It’s almost March. What an exciting time of the year. Although there has been so much rain in the last months, the weather could turn quickly and you might be watering your carrots in a few weeks time!

There are a lot of seeds you can start off indoors in plugs now. And as soon as the soil warms up, you can start sowing directly outside, too. Broad Beans, Boltardy beetroot and salads are amongst the first vegetables to sow. But don’t jump ahead of yourself. Watch closely – if the weeds in your beds are sprouting, it might be a good time to start sowing some vegetables out there as well.

Seeds to sow in March
Seeds to sow in March

Be prepared

Being prepared for the busy season in the garden is a key to success. Materials needed for sowing your seeds and preparing your beds are:

  1. A fork or spade to dig over your beds or containers and to remove weeds
  2. Homemade compost or well-rotted manure to add slow-release nutrients and improve soil structure to your outside beds
  3. A rake to rake the soil/compost to a fine consistency for seed sowing.
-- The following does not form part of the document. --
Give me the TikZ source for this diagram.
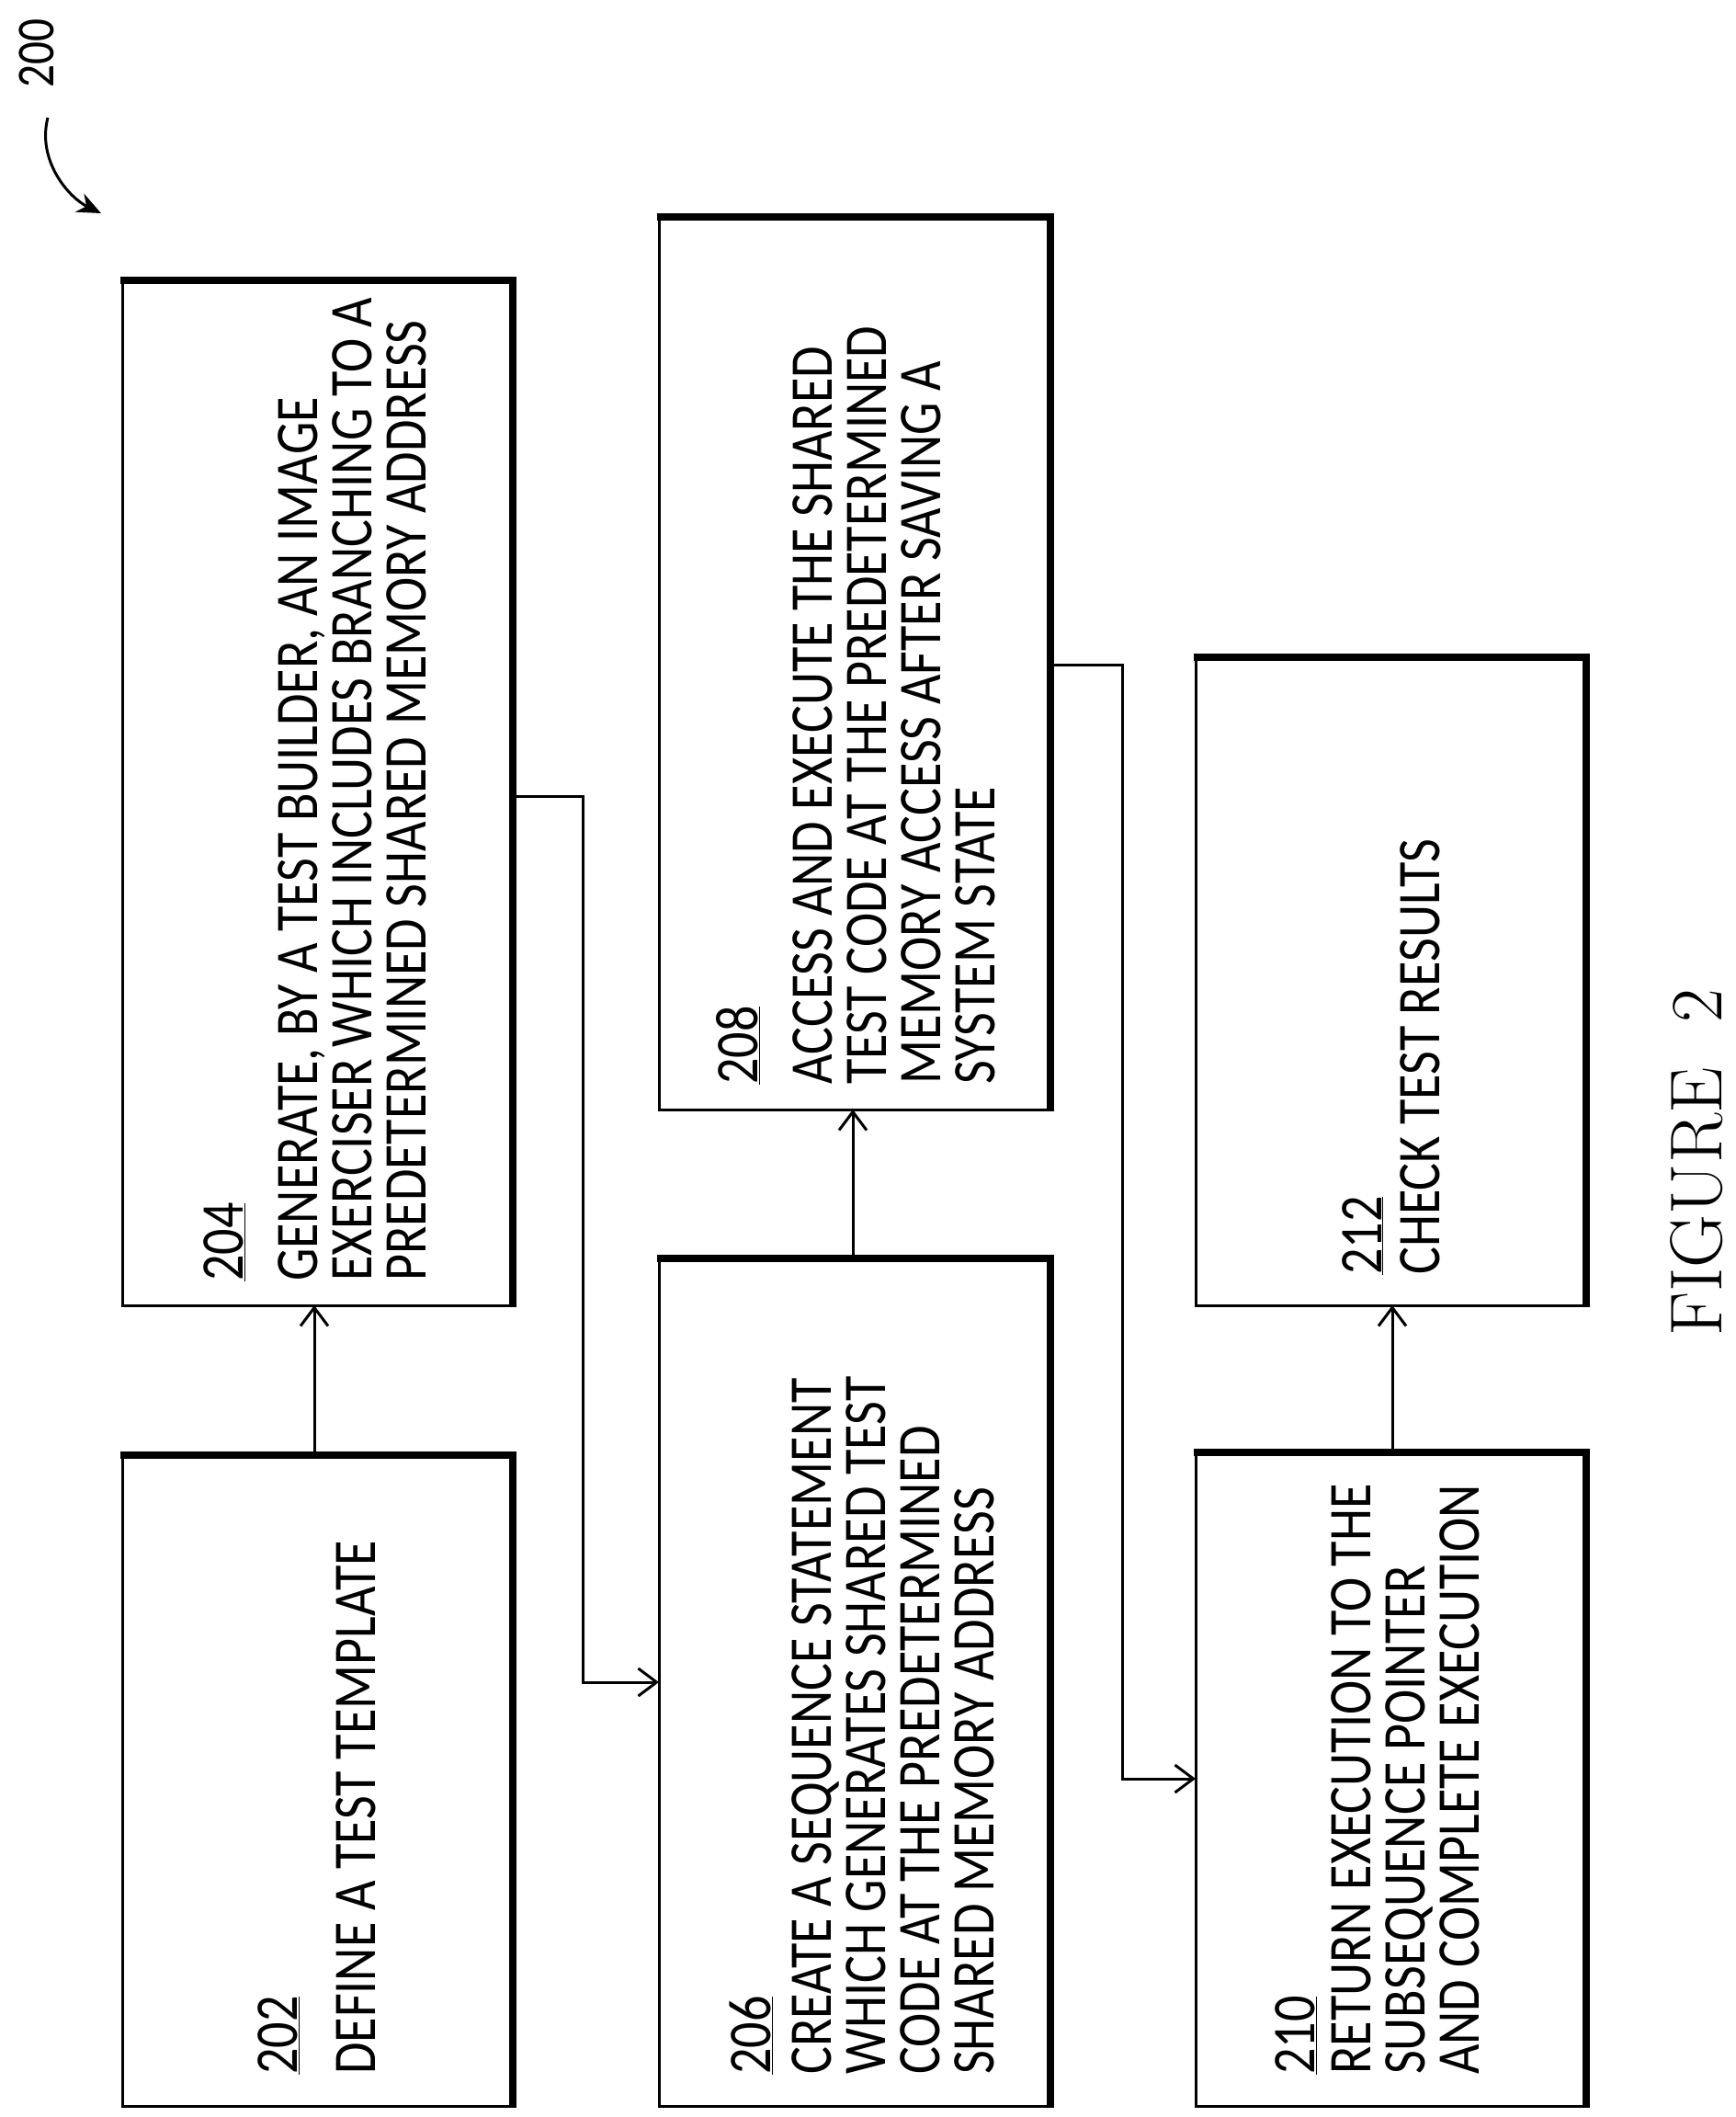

For smaller spaces a small hand fork will do
  4. A watering can with a rose or hose pipe with a lance or spray gun to ensure gentle watering
  5. A trowel, hoe, stick or hands to make a ‘drill’ (shallow trench to sow seeds into). Use a bamboo cane or string on a stick if you want to get straight lines
  6. Seed trays and pots, containers or module trays for potting on. Make sure they all have holes in the bottom for drainage
  7. Seed compost

How about some kale…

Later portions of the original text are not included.